Personal Finance & Money Asked by Shree on May 15, 2021
I recently started selling covered calls and was curious how USA taxes for premium collected on unassigned covered calls worked. I was under the impression that such premiums will classify as short-term gains but this link (https://www.streetauthority.com/16452/use-this-strategy-to-save-thousands-on-your-taxes/) says that we can use it to lower cost basis and defer the tax on premium to the time when we actually sell the underlying shares. Can someone shed some light on this?
I tried searching more on this over past few days and haven’t come across any IRS provision like this. I know the broker’s platform doesn’t change the actual cost basis of the underlying so seems like even if this was possible I would need to somehow manually track this. Any insights are appreciated.
The opinion expressed by Street Authority is utterly wrong.
From IRS Publication 550, page 57:
Writer of option.
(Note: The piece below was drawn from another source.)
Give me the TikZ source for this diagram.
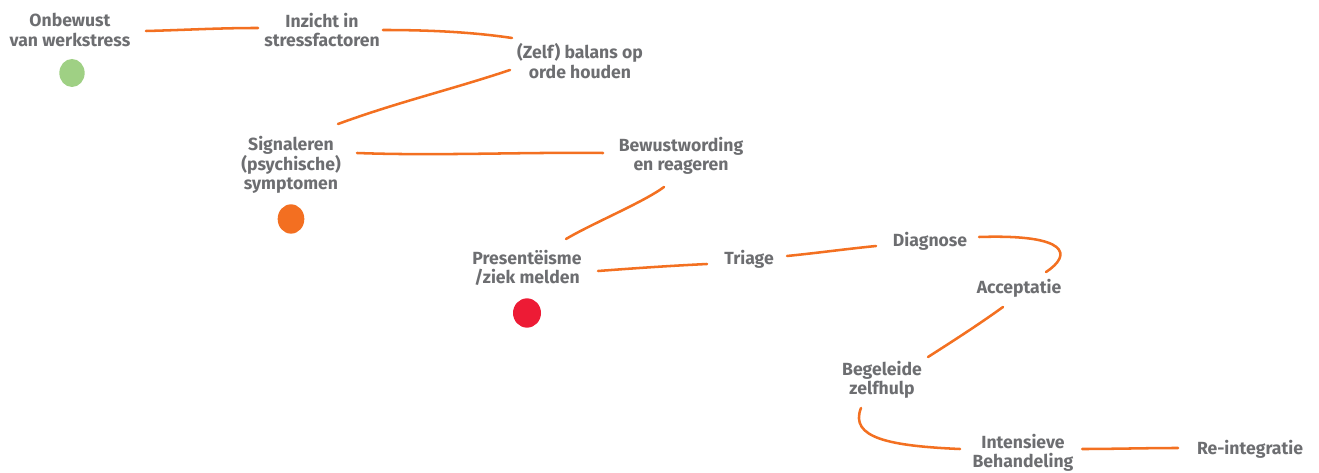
\documentclass[tikz,border=0pt]{standalone}
\usepackage{fontspec}
\setmainfont{Fira Sans}
\usetikzlibrary{shapes.geometric}
\definecolor{tekst}{HTML}{6D6E71}
\definecolor{lijn}{HTML}{F37021}
\definecolor{groen}{HTML}{9FD084}
\definecolor{oranje}{HTML}{F36F21}
\definecolor{rood}{HTML}{ED1B35}
\tikzset{
  stap/.style={text=tekst, font=\fontsize{13.2}{14.6}\selectfont\bfseries, align=center, inner sep=2pt},
  link/.style={draw=lijn, line width=1.9pt, line cap=round},
  dot/.style={ellipse, inner sep=0pt, minimum width=19pt, minimum height=21pt}
}
\begin{document}
\begin{tikzpicture}[x=0.75pt,y=-0.75pt]
\useasboundingbox (0,0) rectangle (1319,473);

\node[stap] (onbewust) at (70,30) {Onbewust\\van werkstress};
\node[stap] (inzicht) at (322,30) {Inzicht in\\stressfactoren};
\node[stap] (zelf) at (580,61) {(Zelf) balans op\\orde houden};
\node[stap] (signaleren) at (291,165) {Signaleren\\(psychische)\\symptomen};
\node[stap] (bewust) at (681,156) {Bewustwording\\en reageren};
\node[stap] (presentei) at (527,268) {Presentëisme\\/ziek melden};
\node[stap] (triage) at (749,259) {Triage};
\node[stap] (diagnose) at (930,241) {Diagnose};
\node[stap] (acceptatie) at (1019,288) {Acceptatie};
\node[stap] (begeleide) at (882,380) {Begeleide\\zelfhulp};
\node[stap] (intensieve) at (1023,453) {Intensieve\\Behandeling};
\node[stap] (reint) at (1250,449) {Re-integratie};

\node[dot, fill=groen] (groenedot) at (72,73) {};
\node[dot, fill=oranje, minimum width=20pt, minimum height=22pt] (oranjedot) at (291,219) {};
\node[dot, fill=rood, minimum width=21pt, minimum height=22pt] (rodedot) at (527,313) {};

\draw[link] ([shift={(76,1)}]onbewust.center) .. controls +(40,-1) and +(-40,0) .. ([shift={(-64,-2)}]inzicht.center);
\draw[link] ([shift={(61,0)}]inzicht.center) .. controls +(45,0) and +(-40,-6) .. ([shift={(-68,-23)}]zelf.center);
\draw[link] ([shift={(-70,9)}]zelf.center) .. controls +(-60,20) and +(60,-22) .. ([shift={(47,-41)}]signaleren.center);
\draw[link] ([shift={(66,-12)}]signaleren.center) .. controls +(80,3) and +(-80,-1) .. ([shift={(-78,-3)}]bewust.center);
\draw[link] ([shift={(-17,31)}]bewust.center) .. controls +(-20,15) and +(25,-15) .. ([shift={(39,-29)}]presentei.center);
\draw[link] ([shift={(71,3)}]presentei.center) .. controls +(40,-3) and +(-40,2) .. ([shift={(-42,5)}]triage.center);
\draw[link] ([shift={(38,-3)}]triage.center) .. controls +(30,-3) and +(-30,3) .. ([shift={(-54,5)}]diagnose.center);
\draw[link] ([shift={(49,-4)}]diagnose.center) .. controls +(91,-3) and +(26,-17) .. ([shift={(27,-16)}]acceptatie.center);
\draw[link] ([shift={(-16,19)}]acceptatie.center) .. controls +(-25,18) and +(25,-16) .. ([shift={(46,-23)}]begeleide.center);
\draw[link] ([shift={(-21,28)}]begeleide.center) .. controls +(-12,30) and +(-70,-3) .. ([shift={(-63,-4)}]intensieve.center);
\draw[link] ([shift={(59,-4)}]intensieve.center) .. controls +(30,0) and +(-30,0) .. ([shift={(-72,-1)}]reint.center);
\end{tikzpicture}
\end{document}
If you write (grant) an option, how you report your gain or loss depends on whether it was exercised.
If you are not in the business of writing options and an option you write on stocks, securities, commodities, or commodity futures is not exercised (or repurchased), the amount you receive is a short-term capital gain.
From page 58:
Writers of puts and calls
When a call is exercised: Increase your amount realized on sale of the stock by the amount you received for the call.
When a call expires: Report the amount you received for the call as a short-term capital gain.
If you buy back the call, report the difference between the amount you pay and the amount you received for the call as a short-term capital gain or loss.